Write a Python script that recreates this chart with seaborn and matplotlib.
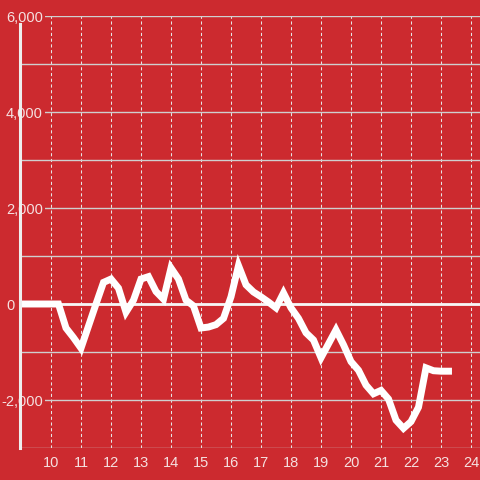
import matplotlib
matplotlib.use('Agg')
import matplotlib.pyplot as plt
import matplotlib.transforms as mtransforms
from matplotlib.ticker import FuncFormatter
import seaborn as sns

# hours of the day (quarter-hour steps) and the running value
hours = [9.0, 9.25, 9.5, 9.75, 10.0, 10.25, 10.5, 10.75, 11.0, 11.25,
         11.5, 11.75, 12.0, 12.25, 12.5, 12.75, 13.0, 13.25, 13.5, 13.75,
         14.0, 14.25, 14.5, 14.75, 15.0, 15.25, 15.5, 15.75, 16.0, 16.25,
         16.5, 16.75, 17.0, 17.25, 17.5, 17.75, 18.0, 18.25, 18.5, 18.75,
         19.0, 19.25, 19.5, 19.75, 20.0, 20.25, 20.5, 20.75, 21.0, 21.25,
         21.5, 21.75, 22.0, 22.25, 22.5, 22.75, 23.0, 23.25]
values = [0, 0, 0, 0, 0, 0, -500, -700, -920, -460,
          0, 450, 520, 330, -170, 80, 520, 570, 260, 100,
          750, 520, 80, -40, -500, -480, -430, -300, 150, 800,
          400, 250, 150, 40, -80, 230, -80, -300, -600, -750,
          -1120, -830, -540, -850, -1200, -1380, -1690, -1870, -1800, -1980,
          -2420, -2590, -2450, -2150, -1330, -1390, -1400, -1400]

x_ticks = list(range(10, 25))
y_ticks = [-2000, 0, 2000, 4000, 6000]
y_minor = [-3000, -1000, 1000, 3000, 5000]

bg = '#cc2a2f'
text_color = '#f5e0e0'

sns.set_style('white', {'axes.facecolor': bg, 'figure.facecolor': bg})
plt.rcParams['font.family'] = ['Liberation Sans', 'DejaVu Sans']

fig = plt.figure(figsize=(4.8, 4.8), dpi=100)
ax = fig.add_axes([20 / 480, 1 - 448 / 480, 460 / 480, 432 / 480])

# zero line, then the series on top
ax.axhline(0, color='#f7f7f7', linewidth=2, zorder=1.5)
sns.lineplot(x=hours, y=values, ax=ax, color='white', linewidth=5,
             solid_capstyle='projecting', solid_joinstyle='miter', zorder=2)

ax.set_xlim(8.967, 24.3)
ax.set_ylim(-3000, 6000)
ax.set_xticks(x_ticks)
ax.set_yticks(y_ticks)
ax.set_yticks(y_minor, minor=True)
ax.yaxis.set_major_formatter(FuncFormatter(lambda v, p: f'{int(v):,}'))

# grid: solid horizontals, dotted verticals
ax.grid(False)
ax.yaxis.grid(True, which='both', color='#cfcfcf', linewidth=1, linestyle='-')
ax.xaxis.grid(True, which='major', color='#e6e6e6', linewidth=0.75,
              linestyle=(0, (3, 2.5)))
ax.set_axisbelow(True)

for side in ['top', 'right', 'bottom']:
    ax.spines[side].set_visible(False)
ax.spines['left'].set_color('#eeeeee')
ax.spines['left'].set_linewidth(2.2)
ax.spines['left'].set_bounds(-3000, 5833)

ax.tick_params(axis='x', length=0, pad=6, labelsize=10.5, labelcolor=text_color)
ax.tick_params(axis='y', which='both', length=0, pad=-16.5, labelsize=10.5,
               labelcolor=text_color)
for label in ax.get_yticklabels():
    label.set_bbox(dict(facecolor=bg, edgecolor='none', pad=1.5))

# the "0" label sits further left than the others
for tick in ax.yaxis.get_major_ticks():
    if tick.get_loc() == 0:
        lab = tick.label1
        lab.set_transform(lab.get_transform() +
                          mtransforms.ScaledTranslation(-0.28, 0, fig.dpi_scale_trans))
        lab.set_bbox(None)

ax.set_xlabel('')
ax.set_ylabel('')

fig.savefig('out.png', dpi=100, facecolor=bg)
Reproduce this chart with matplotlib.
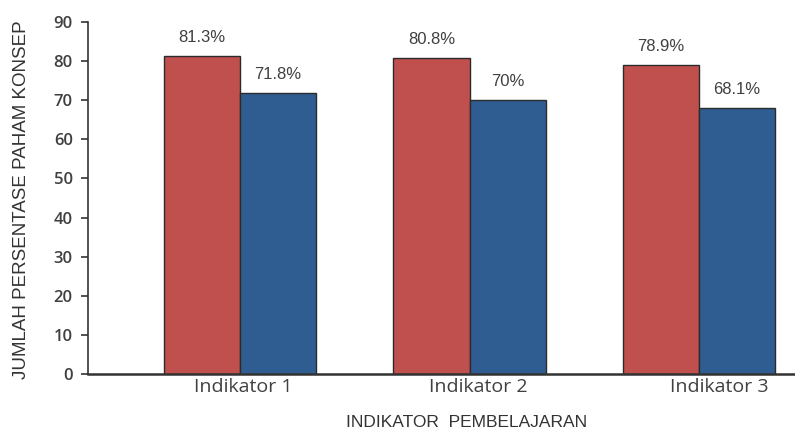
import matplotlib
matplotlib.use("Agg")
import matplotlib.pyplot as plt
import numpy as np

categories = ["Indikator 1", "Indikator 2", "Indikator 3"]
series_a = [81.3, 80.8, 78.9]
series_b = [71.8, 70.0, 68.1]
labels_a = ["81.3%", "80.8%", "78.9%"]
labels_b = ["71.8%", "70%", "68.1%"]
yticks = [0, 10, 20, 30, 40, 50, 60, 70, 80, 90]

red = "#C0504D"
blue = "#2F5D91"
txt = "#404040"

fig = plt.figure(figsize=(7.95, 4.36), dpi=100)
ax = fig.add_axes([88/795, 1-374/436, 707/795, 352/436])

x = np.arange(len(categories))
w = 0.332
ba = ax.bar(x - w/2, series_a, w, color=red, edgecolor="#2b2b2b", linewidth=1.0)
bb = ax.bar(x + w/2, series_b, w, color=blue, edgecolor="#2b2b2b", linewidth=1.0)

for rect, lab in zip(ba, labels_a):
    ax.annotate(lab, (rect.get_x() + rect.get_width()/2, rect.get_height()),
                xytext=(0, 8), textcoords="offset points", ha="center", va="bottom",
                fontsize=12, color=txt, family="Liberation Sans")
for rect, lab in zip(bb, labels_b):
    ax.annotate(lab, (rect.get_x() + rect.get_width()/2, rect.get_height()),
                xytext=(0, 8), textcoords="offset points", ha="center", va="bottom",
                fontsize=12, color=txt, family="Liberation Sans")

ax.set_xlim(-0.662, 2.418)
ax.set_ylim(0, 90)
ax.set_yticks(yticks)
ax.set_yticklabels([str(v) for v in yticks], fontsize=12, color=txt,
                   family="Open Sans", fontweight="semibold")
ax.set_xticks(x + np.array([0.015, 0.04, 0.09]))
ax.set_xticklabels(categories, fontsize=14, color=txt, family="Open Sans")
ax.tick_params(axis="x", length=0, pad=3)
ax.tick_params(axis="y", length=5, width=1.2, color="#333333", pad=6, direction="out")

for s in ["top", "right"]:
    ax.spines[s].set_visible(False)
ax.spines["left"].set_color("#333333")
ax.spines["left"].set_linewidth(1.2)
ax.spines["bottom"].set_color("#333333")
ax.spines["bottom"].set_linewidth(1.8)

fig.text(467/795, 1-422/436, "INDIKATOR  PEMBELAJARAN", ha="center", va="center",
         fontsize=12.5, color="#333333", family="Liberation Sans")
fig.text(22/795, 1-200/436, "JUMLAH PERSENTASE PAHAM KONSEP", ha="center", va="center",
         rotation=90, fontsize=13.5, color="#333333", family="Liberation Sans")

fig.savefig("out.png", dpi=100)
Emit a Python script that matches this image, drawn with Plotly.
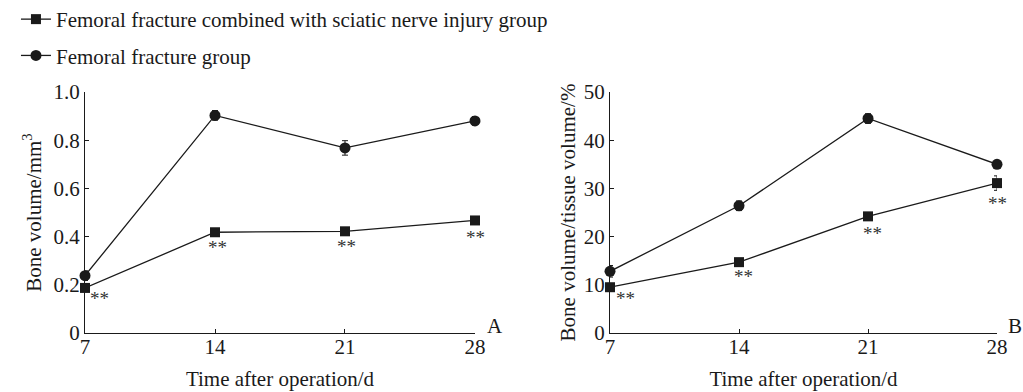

**REQUIREMENTS:** Copy all lines from the material that include "with".

**RESPONSE BELOW:**
Write a Python script that recreates this chart with seaborn and matplotlib.
Reproduce this chart with matplotlib.
Emit a Python script that matches this image, drawn with Plotly.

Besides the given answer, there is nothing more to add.